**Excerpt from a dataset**

---+---

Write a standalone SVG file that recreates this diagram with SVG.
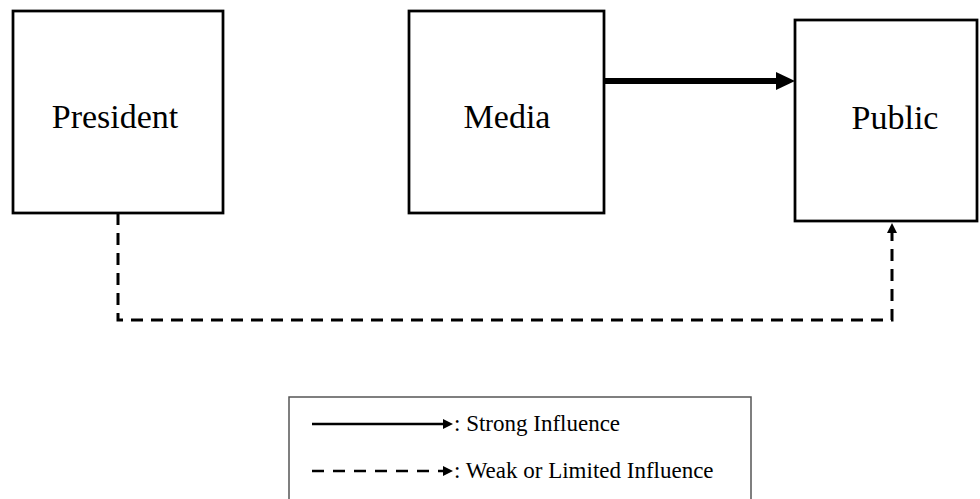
<svg xmlns="http://www.w3.org/2000/svg" width="980" height="499" viewBox="0 0 980 499">
  <style>
    .box { fill: #ffffff; stroke: #000000; stroke-width: 2.75; }
    .label { font-family: "Liberation Serif", "Times New Roman", serif; font-size: 34px; fill: #000000; text-anchor: middle; }
    .strong { stroke: #000000; stroke-width: 6; fill: none; }
    .weak { stroke: #000000; stroke-width: 3; fill: none; stroke-dasharray: 12 8; }
    .key-solid { stroke: #000000; stroke-width: 2.5; fill: none; }
    .key-dash { stroke: #000000; stroke-width: 2.5; fill: none; stroke-dasharray: 12 9; }
    .key-text { font-family: "Liberation Serif", "Times New Roman", serif; font-size: 23px; fill: #000000; }
  </style>
  <defs>
    <marker id="head-big" markerUnits="userSpaceOnUse" markerWidth="19" markerHeight="18" refX="4" refY="9" orient="auto">
      <path d="M0,0 L19,9 L0,18 Z" fill="#000000"/>
    </marker>
    <marker id="head-small" markerUnits="userSpaceOnUse" markerWidth="10" markerHeight="10" refX="0" refY="5" orient="auto">
      <path d="M0,0 L10,5 L0,10 Z" fill="#000000"/>
    </marker>
  </defs>

  <rect width="980" height="499" fill="#ffffff"/>

  <g id="president">
    <rect class="box" x="13" y="11" width="210" height="202"/>
    <text class="label" x="115" y="128">President</text>
  </g>

  <g id="media">
    <rect class="box" x="409" y="11" width="195" height="202"/>
    <text class="label" x="507" y="128">Media</text>
  </g>

  <g id="public">
    <rect class="box" x="795" y="20" width="182" height="201"/>
    <text class="label" x="895" y="129">Public</text>
  </g>

  <g id="connectors">
    <line class="strong" x1="604" y1="81" x2="780" y2="81" marker-end="url(#head-big)"/>
    <path class="weak" d="M118,213 V320 H892 V233" marker-end="url(#head-small)"/>
  </g>

  <g id="legend">
    <rect x="289" y="397" width="462" height="110" fill="#ffffff" stroke="#555555" stroke-width="1.5"/>
    <line class="key-solid" x1="312" y1="424" x2="443" y2="424" marker-end="url(#head-small)"/>
    <text class="key-text" x="454" y="431">: Strong Influence</text>
    <line class="key-dash" x1="312" y1="471" x2="443" y2="471" marker-end="url(#head-small)"/>
    <text class="key-text" x="454" y="478">: Weak or Limited Influence</text>
  </g>
</svg>
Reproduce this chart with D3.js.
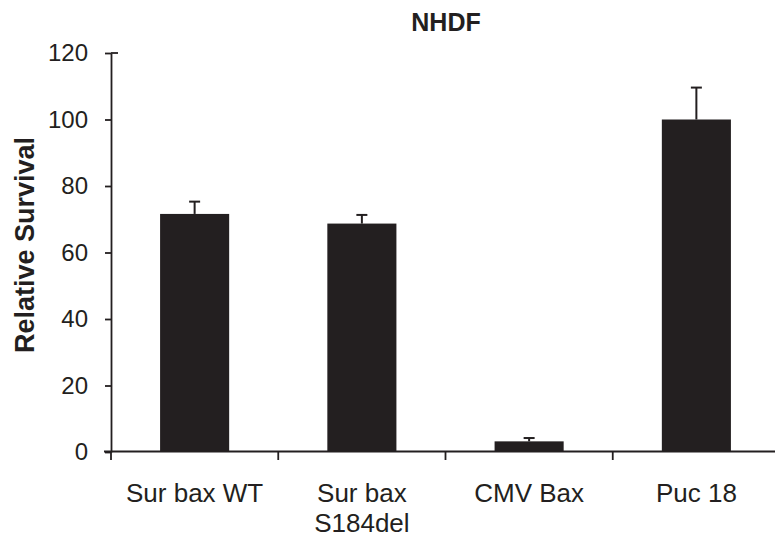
<!DOCTYPE html>
<html>
<head>
<meta charset="utf-8">
<script src="https://cdn.jsdelivr.net/npm/d3@7"></script>
<style>
    body { margin: 0; background: #fff; }
    text { font-family: "Liberation Sans", Arial, sans-serif; fill: #231f20; }
</style>
</head>
<body>
<div class="chart"></div>
<script>
/* data */
const categories = ['Sur bax WT', 'Sur bax|S184del', 'CMV Bax', 'Puc 18']
const survival = [71.6, 68.7, 3.2, 100]
const errors = [3.7, 2.6, 1.0, 9.6]
const yTicks = [0, 20, 40, 60, 80, 100, 120]

const width = 775
const height = 542
const ink = '#231f20'

const svg = d3.select('.chart')
    .append('svg')
    .attr('width', width)
    .attr('height', height)

const x = d3.scaleBand()
    .domain(categories)
    .range([111, 780])
    .paddingInner(0.587)
    .paddingOuter(0.2935)

const y = d3.scaleLinear()
    .domain([0, 120])
    .range([452, 53])

// title
svg.append('text')
    .attr('x', 446)
    .attr('y', 31)
    .attr('text-anchor', 'middle')
    .style('font-size', '25px')
    .style('font-weight', 'bold')
    .text('NHDF')

// y title
svg.append('text')
    .attr('transform', 'translate(34,245) rotate(-90)')
    .attr('text-anchor', 'middle')
    .style('font-size', '27px')
    .style('font-weight', 'bold')
    .text('Relative Survival')

// y axis
const yAxis = svg.append('g')
    .attr('transform', 'translate(111,0)')
    .call(d3.axisLeft(y).tickValues(yTicks).tickSize(6).tickSizeOuter(0).tickPadding(17))
yAxis.select('.domain').attr('stroke', ink).attr('stroke-width', 1.8)
yAxis.selectAll('.tick line').attr('stroke', ink).attr('stroke-width', 1.8)
yAxis.selectAll('.tick text')
    .style('font-size', '24px')
    .style('font-family', '"Liberation Sans", Arial, sans-serif')
    .attr('fill', ink)
// top tick crosses the axis
yAxis.append('line')
    .attr('x1', 0).attr('x2', 7)
    .attr('y1', y(120)).attr('y2', y(120))
    .attr('stroke', ink).attr('stroke-width', 1.8)

// bars
svg.selectAll('.bar')
    .data(categories)
    .enter()
    .append('rect')
    .attr('class', 'bar')
    .attr('x', d => x(d))
    .attr('y', (d, i) => y(survival[i]))
    .attr('width', x.bandwidth())
    .attr('height', (d, i) => y(0) - y(survival[i]))
    .style('fill', ink)

// error bars, upper half only
const err = svg.selectAll('.err')
    .data(categories)
    .enter()
    .append('g')
    .attr('class', 'err')
err.append('line')
    .attr('x1', d => x(d) + x.bandwidth() / 2)
    .attr('x2', d => x(d) + x.bandwidth() / 2)
    .attr('y1', (d, i) => y(survival[i]))
    .attr('y2', (d, i) => y(survival[i] + errors[i]))
    .attr('stroke', ink).attr('stroke-width', 2)
err.append('line')
    .attr('x1', d => x(d) + x.bandwidth() / 2 - 5.5)
    .attr('x2', d => x(d) + x.bandwidth() / 2 + 5.5)
    .attr('y1', (d, i) => y(survival[i] + errors[i]))
    .attr('y2', (d, i) => y(survival[i] + errors[i]))
    .attr('stroke', ink).attr('stroke-width', 2)

// x axis
svg.append('line')
    .attr('x1', 104).attr('x2', width)
    .attr('y1', 451.5).attr('y2', 451.5)
    .attr('stroke', ink).attr('stroke-width', 1.8)
svg.selectAll('.xtick')
    .data(categories)
    .enter()
    .append('line')
    .attr('class', 'xtick')
    .attr('x1', d => x(d) - x.step() * 0.2935)
    .attr('x2', d => x(d) - x.step() * 0.2935)
    .attr('y1', 451.5).attr('y2', 460)
    .attr('stroke', ink).attr('stroke-width', 1.8)

// category labels (| marks a line break)
const labels = svg.selectAll('.xlabel')
    .data(categories)
    .enter()
    .append('text')
    .attr('class', 'xlabel')
    .attr('text-anchor', 'middle')
    .attr('y', 502)
    .style('font-size', '26px')
labels.selectAll('tspan')
    .data(d => d.split('|').map(s => ({ s: s, c: d })))
    .enter()
    .append('tspan')
    .attr('x', d => x(d.c) + x.bandwidth() / 2)
    .attr('dy', (d, i) => i === 0 ? 0 : 30)
    .text(d => d.s)
</script>
</body>
</html>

---+---

**Short exercise**
From the data, pick out every line that includes "this".

**Worked solution**
Write a standalone SVG file that recreates this diagram with SVG.
Reproduce this chart with D3.js.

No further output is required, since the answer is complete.